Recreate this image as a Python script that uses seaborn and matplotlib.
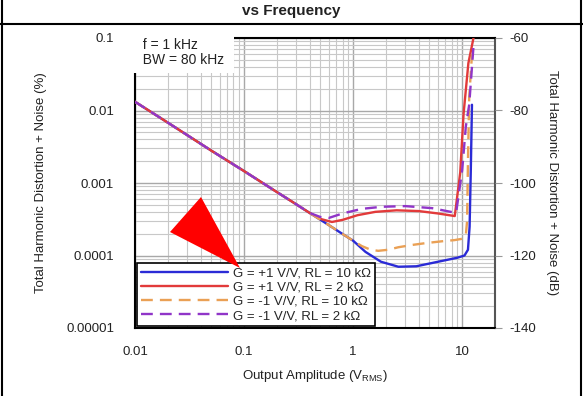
import numpy as np
import pandas as pd
import matplotlib
matplotlib.use("Agg")
import matplotlib.pyplot as plt
import seaborn as sns
from matplotlib.patches import Polygon
from matplotlib.lines import Line2D

sns.set_style("white")
plt.rcParams['font.family'] = ['Liberation Sans', 'DejaVu Sans']
plt.rcParams['axes.unicode_minus'] = False

# ---- data ----
blue_x = [0.01, 0.02, 0.05, 0.1, 0.2, 0.3, 0.4, 0.6, 0.8, 1.0, 1.3, 1.8, 2.6, 3.8, 6.0, 9.0, 10.5, 11.3, 11.7, 12.0, 12.3]
blue_y = [0.0132, 0.0068, 0.0028, 0.00146, 0.00075, 0.00051, 0.000386, 0.000262, 0.000198, 0.00016, 0.000112, 0.000082, 0.00007, 0.000071, 0.000082, 0.000093, 0.0001, 0.00012, 0.00025, 0.0015, 0.012]

red_x = [0.01, 0.02, 0.05, 0.1, 0.2, 0.3, 0.4, 0.5, 0.64, 0.8, 1.1, 1.6, 2.5, 4.0, 6.0, 8.55, 9.6, 10.3, 11.4, 12.7]
red_y = [0.0132, 0.0068, 0.0028, 0.00146, 0.00075, 0.00051, 0.000386, 0.00032, 0.00029, 0.00031, 0.00036, 0.0004, 0.00042, 0.00041, 0.00038, 0.00035, 0.0014, 0.009, 0.045, 0.1]

orange_x = [0.01, 0.02, 0.05, 0.1, 0.2, 0.3, 0.4, 0.6, 0.8, 1.0, 1.2, 1.45, 1.7, 2.1, 2.6, 3.5, 4.6, 6.5, 8.5, 10.0, 10.8, 11.1, 11.3, 11.6, 12.3]
orange_y = [0.0132, 0.0068, 0.0028, 0.00146, 0.00075, 0.00051, 0.000386, 0.000262, 0.000198, 0.00016, 0.000135, 0.00012, 0.000116, 0.00012, 0.00013, 0.00014, 0.000148, 0.000157, 0.000163, 0.00017, 0.00019, 0.0003, 0.002, 0.015, 0.06]

purple_x = [0.01, 0.02, 0.05, 0.1, 0.2, 0.3, 0.4, 0.5, 0.6, 0.8, 1.2, 1.84, 3.0, 5.3, 7.85, 8.8, 10.0, 10.8, 11.6, 12.3, 12.8]
purple_y = [0.0132, 0.0068, 0.0028, 0.00146, 0.00075, 0.00051, 0.000386, 0.00034, 0.00033, 0.00038, 0.00044, 0.00047, 0.00048, 0.00045, 0.0004, 0.00039, 0.0015, 0.006, 0.012, 0.04, 0.09]

labels = ["G = +1 V/V, RL = 10 k\u03a9", "G = +1 V/V, RL = 2 k\u03a9",
          "G = -1 V/V, RL = 10 k\u03a9", "G = -1 V/V, RL = 2 k\u03a9"]
colors = ["#2b2bd6", "#e23a3a", "#eaa055", "#9035c8"]
styles = ["-", "-", (0, (5, 3)), (0, (5, 3))]

x_ticks = [0.01, 0.1, 1, 10]
x_ticklabels = ["0.01", "0.1", "1", "10"]
y_ticks = [0.00001, 0.0001, 0.001, 0.01, 0.1]
y_ticklabels = ["0.00001", "0.0001", "0.001", "0.01", "0.1"]
db_ticks = [-140, -120, -100, -80, -60]

series = [(blue_x, blue_y), (red_x, red_y), (orange_x, orange_y), (purple_x, purple_y)]

W, H = 583, 396
fig = plt.figure(figsize=(W / 100, H / 100), dpi=100)
ax = fig.add_axes([135 / W, 1 - 328 / H, (495 - 135) / W, (328 - 38) / H])

ax.set_xscale("log")
ax.set_yscale("log")
ax.set_xlim(0.01, 20)
ax.set_ylim(0.00001, 0.1)

ax.grid(True, which="major", color="#a8a8a8", lw=1.0)
ax.grid(True, which="minor", color="#c8c8c8", lw=0.8)
ax.set_axisbelow(True)

handles = []
for (xs, ys), lab, c, ls in zip(series, labels, colors, styles):
    df = pd.DataFrame({"x": xs, "y": ys})
    sns.lineplot(data=df, x="x", y="y", ax=ax, color=c, lw=1.7, linestyle=ls,
                 estimator=None, sort=False, zorder=3)
    handles.append(Line2D([], [], color=c, lw=1.7, linestyle=ls))

ax.set_xticks(x_ticks)
ax.set_xticklabels(x_ticklabels)
ax.set_yticks(y_ticks)
ax.set_yticklabels(y_ticklabels)
ax.tick_params(axis="both", which="both", length=0, labelsize=9.5, colors="#222222")
ax.tick_params(axis="y", pad=15)
ax.tick_params(axis="x", pad=13)
ax.set_xlabel("Output Amplitude (V$_\\mathregular{RMS}$)", fontsize=9.5, labelpad=7, color="#222222")
ax.set_ylabel("Total Harmonic Distortion + Noise (%)", fontsize=9.5, labelpad=14, color="#222222")

for s in ["left", "bottom", "top"]:
    ax.spines[s].set_color("black")
    ax.spines[s].set_linewidth(1.5)
ax.spines["right"].set_color("#555555")
ax.spines["right"].set_linewidth(1.5)

ax2 = ax.twinx()
ax2.set_ylim(-140, -60)
ax2.set_yticks(db_ticks)
ax2.tick_params(axis="y", length=5, width=0.8, color="#999999", labelsize=9.5, pad=5, labelcolor="#222222")
ax2.set_ylabel("Total Harmonic Distortion + Noise (dB)", fontsize=9.5, rotation=270,
               labelpad=16, color="#222222")
for s in ax2.spines.values():
    s.set_visible(False)

ax.text(0.0, 1.0, "  f = 1 kHz\n  BW = 80 kHz ", transform=ax.transAxes, ha="left", va="top",
        fontsize=10, color="#222222", linespacing=1.1, zorder=4,
        bbox=dict(boxstyle="square,pad=0.45", fc="white", ec="none"))

leg = ax.legend(handles, labels, loc="lower left", fontsize=9.5, frameon=True, fancybox=False,
                edgecolor="black", framealpha=1, handlelength=6.6, borderaxespad=0.15,
                labelspacing=0.15, handletextpad=0.4, borderpad=0.3)
leg.get_frame().set_linewidth(1.2)
leg.set_zorder(5)

# page frame and title
fig.add_artist(Line2D([0, 1], [1 - 24 / H, 1 - 24 / H], color="black", lw=1.5, transform=fig.transFigure))
fig.add_artist(Line2D([1.5 / W, 1.5 / W], [0, 1], color="black", lw=1.5, transform=fig.transFigure))
fig.add_artist(Line2D([1 - 2 / W, 1 - 2 / W], [0, 1], color="black", lw=1.5, transform=fig.transFigure))
fig.text(0.5, 1 - 11 / H, "vs Frequency", ha="center", va="center", fontsize=11, fontweight="bold",
         color="#222222")

# red arrow marker
tri = np.array([[201, 197], [170, 232], [240, 268]], dtype=float)
tri[:, 0] /= W
tri[:, 1] = 1 - tri[:, 1] / H
fig.add_artist(Polygon(tri, closed=True, fc="#ff0000", ec="none", transform=fig.transFigure, zorder=10))

fig.savefig("out.png", dpi=100)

☆ ☆ ☆ ☆

--- Given instruction ---
Repeat, with no pictures, each line from the beginning of the data through the line containing "0.00025, 0.0015, 0.012]", inclusive.

--- Answer to the task ---
Recreate this image as a Python script that uses seaborn and matplotlib.
import numpy as np
import pandas as pd
import matplotlib
matplotlib.use("Agg")
import matplotlib.pyplot as plt
import seaborn as sns
from matplotlib.patches import Polygon
from matplotlib.lines import Line2D

sns.set_style("white")
plt.rcParams['font.family'] = ['Liberation Sans', 'DejaVu Sans']
plt.rcParams['axes.unicode_minus'] = False

# ---- data ----
blue_x = [0.01, 0.02, 0.05, 0.1, 0.2, 0.3, 0.4, 0.6, 0.8, 1.0, 1.3, 1.8, 2.6, 3.8, 6.0, 9.0, 10.5, 11.3, 11.7, 12.0, 12.3]
blue_y = [0.0132, 0.0068, 0.0028, 0.00146, 0.00075, 0.00051, 0.000386, 0.000262, 0.000198, 0.00016, 0.000112, 0.000082, 0.00007, 0.000071, 0.000082, 0.000093, 0.0001, 0.00012, 0.00025, 0.0015, 0.012]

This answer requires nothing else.